• _EXERCISE DETAILS_: Retype exactly the lines from the first one through the line with "import plotly.graph_objects as go", including both ends; skip any pictures.

• _INFORMATION SHOWN_:
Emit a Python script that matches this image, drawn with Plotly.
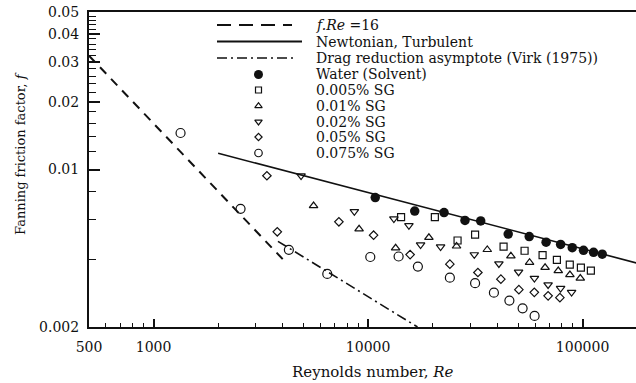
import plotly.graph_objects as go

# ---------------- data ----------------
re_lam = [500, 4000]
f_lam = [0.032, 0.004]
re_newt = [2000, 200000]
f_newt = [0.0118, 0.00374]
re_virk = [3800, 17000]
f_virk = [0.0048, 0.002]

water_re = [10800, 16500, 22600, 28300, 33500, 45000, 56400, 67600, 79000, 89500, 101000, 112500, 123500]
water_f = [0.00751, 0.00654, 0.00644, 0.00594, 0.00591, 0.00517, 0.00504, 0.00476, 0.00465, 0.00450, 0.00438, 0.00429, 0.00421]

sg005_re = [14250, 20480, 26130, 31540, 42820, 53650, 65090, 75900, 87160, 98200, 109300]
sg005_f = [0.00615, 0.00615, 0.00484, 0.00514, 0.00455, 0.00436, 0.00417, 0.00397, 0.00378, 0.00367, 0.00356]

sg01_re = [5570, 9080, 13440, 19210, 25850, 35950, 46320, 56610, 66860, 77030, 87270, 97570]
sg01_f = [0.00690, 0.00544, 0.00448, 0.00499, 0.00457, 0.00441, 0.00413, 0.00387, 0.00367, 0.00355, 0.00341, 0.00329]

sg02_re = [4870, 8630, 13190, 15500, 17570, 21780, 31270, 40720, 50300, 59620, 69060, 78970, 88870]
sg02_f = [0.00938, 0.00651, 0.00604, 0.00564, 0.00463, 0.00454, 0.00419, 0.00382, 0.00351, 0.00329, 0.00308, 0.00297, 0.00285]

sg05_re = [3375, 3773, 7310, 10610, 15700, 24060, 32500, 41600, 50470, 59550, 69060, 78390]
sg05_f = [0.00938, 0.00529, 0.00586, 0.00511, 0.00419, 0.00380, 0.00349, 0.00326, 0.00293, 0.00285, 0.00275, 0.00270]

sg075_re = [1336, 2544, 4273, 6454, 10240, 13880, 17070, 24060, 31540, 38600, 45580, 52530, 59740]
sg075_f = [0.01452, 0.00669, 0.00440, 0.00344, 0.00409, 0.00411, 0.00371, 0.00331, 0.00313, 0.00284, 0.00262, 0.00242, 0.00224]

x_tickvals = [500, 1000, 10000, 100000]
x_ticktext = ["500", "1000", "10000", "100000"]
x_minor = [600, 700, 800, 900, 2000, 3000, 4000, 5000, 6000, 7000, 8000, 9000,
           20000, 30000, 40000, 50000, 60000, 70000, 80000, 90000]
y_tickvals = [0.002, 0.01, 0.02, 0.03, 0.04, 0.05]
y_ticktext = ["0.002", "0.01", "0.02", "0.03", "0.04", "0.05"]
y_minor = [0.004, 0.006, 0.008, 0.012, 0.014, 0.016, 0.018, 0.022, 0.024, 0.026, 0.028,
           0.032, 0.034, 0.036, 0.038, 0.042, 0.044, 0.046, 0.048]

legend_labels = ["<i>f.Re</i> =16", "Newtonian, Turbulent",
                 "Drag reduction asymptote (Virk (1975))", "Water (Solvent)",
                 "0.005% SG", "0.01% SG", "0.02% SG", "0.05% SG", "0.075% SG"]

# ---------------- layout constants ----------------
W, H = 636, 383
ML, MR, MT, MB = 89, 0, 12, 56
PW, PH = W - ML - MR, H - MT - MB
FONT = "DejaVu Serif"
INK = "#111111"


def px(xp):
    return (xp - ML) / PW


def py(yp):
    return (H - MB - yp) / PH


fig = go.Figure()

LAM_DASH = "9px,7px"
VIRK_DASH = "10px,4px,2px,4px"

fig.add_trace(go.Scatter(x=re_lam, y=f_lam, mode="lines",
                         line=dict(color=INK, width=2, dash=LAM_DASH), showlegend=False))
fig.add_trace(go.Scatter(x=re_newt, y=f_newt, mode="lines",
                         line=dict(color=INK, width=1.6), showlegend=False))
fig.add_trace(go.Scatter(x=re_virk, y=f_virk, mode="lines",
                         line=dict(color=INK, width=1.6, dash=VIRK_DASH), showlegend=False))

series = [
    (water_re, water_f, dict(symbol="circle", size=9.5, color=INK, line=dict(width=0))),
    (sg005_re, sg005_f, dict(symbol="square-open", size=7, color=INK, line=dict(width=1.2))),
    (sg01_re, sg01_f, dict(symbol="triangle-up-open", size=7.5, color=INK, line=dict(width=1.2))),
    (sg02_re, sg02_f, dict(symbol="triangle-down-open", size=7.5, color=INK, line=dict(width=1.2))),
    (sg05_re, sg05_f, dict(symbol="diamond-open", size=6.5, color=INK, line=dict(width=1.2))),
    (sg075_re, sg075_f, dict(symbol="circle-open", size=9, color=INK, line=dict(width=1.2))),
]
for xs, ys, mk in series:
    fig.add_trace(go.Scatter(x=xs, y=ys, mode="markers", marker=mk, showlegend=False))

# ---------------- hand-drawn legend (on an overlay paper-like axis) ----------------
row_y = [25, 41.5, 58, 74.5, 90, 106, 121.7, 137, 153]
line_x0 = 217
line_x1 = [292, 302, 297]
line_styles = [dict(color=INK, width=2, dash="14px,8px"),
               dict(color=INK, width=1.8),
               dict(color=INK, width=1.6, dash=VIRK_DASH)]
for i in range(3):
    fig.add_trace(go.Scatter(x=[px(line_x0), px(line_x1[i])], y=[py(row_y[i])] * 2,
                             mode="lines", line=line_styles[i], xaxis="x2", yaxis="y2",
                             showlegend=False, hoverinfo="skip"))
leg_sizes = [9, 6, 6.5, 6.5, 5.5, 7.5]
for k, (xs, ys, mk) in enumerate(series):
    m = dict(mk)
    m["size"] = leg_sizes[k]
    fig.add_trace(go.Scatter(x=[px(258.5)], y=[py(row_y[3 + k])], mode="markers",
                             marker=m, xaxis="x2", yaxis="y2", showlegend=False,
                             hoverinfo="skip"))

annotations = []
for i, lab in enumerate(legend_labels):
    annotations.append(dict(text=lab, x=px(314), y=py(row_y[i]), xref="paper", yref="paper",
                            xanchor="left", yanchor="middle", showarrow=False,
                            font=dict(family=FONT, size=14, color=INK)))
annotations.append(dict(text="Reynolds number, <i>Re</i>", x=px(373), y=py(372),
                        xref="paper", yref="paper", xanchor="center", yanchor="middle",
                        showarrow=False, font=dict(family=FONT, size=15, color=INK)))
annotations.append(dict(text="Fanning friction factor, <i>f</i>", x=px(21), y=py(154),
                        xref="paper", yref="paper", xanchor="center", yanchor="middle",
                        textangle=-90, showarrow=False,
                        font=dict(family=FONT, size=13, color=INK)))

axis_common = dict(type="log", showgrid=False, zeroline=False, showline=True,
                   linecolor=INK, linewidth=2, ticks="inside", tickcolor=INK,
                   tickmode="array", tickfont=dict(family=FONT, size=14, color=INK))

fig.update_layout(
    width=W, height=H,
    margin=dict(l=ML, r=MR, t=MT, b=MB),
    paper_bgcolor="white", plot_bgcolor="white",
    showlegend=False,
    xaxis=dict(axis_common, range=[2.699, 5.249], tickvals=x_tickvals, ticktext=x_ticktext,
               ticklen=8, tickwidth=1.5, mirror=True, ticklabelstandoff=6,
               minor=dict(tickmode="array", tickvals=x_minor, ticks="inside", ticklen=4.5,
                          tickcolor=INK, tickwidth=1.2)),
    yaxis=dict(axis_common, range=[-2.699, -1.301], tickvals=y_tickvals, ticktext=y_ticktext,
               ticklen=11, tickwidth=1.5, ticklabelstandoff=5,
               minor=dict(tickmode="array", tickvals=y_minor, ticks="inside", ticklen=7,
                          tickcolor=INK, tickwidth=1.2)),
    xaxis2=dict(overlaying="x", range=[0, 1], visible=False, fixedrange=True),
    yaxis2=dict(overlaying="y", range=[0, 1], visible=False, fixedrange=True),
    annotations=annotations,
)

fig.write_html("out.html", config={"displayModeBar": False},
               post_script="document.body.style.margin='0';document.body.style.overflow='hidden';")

• _ANSWER TO THIS TASK_:
Emit a Python script that matches this image, drawn with Plotly.
import plotly.graph_objects as go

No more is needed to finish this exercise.